The highest level of gold in our database since 1992 vs. US Treasury bonds could suggest a top beneficiary of some reversion, especially if the US stock market declines. Bitcoin might be the primary leading indicator. 

Gold set to take the 2025 medal?  

Led by gold, the least-elastic precious metals atop our annual sector-performance dashboard vs. the most supply-to-price sensitive grains on the bottom could be trends with legs in 2025. Headwinds for energy and agriculture resonate from the price spikes to the 2022 highs.
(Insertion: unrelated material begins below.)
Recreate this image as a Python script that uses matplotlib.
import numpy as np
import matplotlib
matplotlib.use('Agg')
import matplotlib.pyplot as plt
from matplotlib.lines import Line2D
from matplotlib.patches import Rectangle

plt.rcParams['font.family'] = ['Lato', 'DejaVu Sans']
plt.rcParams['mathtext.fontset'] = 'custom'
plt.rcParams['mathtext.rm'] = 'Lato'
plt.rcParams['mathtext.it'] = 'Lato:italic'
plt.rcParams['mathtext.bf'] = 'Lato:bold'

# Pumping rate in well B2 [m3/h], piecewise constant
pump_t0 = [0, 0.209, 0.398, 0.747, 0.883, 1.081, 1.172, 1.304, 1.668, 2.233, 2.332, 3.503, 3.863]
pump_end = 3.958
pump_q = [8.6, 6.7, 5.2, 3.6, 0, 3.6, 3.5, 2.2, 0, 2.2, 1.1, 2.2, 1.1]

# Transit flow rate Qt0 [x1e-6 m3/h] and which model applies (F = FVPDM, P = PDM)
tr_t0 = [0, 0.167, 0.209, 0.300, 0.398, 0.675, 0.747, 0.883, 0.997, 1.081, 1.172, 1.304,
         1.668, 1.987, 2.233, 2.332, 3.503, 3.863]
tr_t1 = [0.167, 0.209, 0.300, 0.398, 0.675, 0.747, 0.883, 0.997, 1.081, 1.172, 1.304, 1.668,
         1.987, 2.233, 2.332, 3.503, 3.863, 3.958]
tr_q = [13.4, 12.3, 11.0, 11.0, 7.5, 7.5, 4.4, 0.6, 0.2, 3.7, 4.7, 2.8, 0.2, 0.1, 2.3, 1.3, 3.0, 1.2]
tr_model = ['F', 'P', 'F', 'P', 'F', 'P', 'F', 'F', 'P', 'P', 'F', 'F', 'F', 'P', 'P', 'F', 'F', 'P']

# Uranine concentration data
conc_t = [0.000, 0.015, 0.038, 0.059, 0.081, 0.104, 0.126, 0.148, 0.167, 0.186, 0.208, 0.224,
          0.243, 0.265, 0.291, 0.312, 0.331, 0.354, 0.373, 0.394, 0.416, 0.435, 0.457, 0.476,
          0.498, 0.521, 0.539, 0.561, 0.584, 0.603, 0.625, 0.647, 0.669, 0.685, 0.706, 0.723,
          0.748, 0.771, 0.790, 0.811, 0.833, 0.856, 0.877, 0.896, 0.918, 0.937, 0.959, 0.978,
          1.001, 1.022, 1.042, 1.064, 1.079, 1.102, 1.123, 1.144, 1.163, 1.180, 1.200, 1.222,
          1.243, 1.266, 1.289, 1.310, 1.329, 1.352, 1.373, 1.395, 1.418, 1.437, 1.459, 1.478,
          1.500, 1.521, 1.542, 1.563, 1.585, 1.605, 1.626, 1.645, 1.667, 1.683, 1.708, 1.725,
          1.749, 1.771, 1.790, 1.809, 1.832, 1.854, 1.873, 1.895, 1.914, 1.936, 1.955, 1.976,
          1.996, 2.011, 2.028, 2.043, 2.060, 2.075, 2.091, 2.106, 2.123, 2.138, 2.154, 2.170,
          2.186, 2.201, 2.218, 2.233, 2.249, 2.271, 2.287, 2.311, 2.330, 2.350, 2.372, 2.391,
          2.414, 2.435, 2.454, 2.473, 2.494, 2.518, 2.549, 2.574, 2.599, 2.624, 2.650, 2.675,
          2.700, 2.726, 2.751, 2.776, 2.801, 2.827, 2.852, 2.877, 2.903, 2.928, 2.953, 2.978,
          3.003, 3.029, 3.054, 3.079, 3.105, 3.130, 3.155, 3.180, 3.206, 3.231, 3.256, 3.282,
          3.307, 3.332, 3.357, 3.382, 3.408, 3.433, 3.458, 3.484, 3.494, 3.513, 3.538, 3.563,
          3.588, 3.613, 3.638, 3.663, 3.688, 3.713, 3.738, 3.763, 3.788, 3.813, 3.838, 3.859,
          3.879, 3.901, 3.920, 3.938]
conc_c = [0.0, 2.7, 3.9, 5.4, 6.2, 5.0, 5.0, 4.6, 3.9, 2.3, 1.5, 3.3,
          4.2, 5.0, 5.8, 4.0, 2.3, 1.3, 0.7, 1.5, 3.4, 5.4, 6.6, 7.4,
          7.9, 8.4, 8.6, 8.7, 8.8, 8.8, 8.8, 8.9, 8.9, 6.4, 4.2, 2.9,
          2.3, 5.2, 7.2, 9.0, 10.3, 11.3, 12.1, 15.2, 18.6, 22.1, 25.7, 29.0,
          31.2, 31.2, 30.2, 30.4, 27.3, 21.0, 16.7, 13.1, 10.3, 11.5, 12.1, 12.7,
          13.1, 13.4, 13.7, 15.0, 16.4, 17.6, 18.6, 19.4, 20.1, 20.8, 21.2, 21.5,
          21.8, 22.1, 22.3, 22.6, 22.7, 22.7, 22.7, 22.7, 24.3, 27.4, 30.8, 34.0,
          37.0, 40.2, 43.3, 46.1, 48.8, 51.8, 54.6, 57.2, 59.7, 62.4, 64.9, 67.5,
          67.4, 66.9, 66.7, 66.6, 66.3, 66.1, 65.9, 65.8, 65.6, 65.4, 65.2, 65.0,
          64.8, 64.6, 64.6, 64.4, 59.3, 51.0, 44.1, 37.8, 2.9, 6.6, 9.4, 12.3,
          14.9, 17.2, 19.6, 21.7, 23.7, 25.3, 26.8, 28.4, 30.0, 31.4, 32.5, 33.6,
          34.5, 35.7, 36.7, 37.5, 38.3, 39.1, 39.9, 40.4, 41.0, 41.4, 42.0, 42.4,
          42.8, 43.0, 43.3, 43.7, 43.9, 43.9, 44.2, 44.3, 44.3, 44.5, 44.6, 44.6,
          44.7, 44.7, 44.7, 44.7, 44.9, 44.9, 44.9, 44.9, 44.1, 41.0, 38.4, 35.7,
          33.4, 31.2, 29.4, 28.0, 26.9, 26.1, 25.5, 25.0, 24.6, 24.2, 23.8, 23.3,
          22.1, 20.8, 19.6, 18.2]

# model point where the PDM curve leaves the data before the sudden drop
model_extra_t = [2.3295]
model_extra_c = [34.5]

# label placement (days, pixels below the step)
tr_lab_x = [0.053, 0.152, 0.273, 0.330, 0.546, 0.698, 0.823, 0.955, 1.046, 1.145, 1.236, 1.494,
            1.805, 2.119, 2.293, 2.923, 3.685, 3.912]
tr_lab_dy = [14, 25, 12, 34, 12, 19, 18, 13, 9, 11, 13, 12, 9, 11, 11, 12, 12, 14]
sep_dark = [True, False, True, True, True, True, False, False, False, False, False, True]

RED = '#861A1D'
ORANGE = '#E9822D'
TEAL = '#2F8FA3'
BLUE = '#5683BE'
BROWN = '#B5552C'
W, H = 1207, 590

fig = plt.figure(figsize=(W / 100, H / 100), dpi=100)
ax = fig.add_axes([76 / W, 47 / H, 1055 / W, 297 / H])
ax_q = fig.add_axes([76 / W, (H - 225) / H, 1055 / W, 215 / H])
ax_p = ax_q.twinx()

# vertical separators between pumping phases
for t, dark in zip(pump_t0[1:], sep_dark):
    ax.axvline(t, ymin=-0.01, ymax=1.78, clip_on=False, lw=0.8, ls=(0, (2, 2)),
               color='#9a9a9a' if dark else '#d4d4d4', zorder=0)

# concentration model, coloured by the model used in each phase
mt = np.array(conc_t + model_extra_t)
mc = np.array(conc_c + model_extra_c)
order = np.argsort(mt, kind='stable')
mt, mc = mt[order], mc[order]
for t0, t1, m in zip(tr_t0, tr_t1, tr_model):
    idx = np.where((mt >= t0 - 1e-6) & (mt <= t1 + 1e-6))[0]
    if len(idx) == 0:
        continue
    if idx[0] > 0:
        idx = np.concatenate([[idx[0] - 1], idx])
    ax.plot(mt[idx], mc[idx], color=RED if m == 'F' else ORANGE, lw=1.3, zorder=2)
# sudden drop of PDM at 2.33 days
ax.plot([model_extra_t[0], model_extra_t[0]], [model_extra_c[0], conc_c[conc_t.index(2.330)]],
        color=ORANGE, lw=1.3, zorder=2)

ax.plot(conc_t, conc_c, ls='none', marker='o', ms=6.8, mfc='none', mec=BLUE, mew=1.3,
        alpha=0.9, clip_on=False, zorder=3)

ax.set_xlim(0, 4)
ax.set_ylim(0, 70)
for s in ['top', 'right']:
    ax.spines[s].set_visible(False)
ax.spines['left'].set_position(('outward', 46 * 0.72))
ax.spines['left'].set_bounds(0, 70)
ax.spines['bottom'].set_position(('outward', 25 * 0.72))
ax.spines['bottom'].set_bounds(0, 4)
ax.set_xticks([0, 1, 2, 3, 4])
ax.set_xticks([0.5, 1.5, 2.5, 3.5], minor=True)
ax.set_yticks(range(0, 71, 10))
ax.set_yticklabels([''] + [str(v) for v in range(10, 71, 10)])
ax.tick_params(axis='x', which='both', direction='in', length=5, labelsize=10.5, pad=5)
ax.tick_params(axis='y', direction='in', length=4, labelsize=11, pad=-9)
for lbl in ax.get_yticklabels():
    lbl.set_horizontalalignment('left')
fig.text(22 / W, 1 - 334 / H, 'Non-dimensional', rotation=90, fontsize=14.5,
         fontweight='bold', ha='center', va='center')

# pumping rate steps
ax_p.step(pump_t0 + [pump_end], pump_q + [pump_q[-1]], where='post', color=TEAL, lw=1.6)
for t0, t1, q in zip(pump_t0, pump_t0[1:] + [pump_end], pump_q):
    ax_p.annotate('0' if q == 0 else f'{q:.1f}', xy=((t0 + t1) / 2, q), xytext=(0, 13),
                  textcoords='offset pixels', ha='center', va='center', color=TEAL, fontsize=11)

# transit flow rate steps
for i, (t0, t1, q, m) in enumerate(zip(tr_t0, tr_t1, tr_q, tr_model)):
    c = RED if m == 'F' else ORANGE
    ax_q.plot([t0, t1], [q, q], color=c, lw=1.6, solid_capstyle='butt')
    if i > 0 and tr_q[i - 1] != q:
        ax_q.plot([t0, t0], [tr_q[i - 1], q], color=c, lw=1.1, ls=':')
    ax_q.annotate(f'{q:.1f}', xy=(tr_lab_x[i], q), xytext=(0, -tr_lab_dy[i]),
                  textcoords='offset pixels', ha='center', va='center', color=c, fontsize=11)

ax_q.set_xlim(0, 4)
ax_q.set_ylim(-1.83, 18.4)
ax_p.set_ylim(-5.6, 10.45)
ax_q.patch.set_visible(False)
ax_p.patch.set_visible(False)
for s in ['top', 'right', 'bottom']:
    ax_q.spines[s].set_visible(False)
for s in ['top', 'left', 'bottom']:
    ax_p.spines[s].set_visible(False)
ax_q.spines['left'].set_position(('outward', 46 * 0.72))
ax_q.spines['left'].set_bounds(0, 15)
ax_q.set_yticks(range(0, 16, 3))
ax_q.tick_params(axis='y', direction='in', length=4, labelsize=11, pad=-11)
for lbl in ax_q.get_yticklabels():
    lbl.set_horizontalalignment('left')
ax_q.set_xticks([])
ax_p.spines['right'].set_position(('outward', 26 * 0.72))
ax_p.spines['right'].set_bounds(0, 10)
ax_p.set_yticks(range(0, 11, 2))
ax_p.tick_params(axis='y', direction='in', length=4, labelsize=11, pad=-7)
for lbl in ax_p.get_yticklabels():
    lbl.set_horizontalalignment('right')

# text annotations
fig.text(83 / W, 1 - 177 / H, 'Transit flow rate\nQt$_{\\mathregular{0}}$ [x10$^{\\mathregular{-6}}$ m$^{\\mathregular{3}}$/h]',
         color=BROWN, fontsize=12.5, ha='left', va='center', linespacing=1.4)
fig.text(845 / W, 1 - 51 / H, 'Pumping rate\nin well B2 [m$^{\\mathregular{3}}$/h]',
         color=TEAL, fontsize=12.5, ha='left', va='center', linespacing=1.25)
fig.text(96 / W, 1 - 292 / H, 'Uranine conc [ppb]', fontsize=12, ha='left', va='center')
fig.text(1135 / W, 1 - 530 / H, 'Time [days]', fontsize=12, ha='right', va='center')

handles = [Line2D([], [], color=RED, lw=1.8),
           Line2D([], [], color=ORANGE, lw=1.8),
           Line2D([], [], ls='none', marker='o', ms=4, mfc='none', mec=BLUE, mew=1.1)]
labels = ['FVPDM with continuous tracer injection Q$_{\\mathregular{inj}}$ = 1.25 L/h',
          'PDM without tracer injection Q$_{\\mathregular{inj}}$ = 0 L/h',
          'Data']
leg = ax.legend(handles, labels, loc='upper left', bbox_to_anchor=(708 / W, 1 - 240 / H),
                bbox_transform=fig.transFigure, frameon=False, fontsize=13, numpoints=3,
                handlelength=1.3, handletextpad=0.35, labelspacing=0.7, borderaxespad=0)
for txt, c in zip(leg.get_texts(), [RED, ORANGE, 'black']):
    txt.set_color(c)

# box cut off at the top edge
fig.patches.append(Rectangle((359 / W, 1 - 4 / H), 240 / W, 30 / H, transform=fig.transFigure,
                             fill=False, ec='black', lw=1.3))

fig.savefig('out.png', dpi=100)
Low-price cures can take years and crude- and liquid-fuel supply excesses in the US, Canada and OPEC vs. waning demand from China tilt our bias toward $60 a barrel WTI crude oil more likely than above $80. Similar in US natural gas, reverting to $2 per million British thermal units has been normal after reaching $4. 

Low-Price Cure May Not be Done - Energy, Grains

A massive supply of soybeans from Brazil, about twice the US exports, represents a top agriculture headwind. Absent a poor Corn Belt growing season, we see $9 a bushel beans and $4 corn as more likely than above $11 and $5.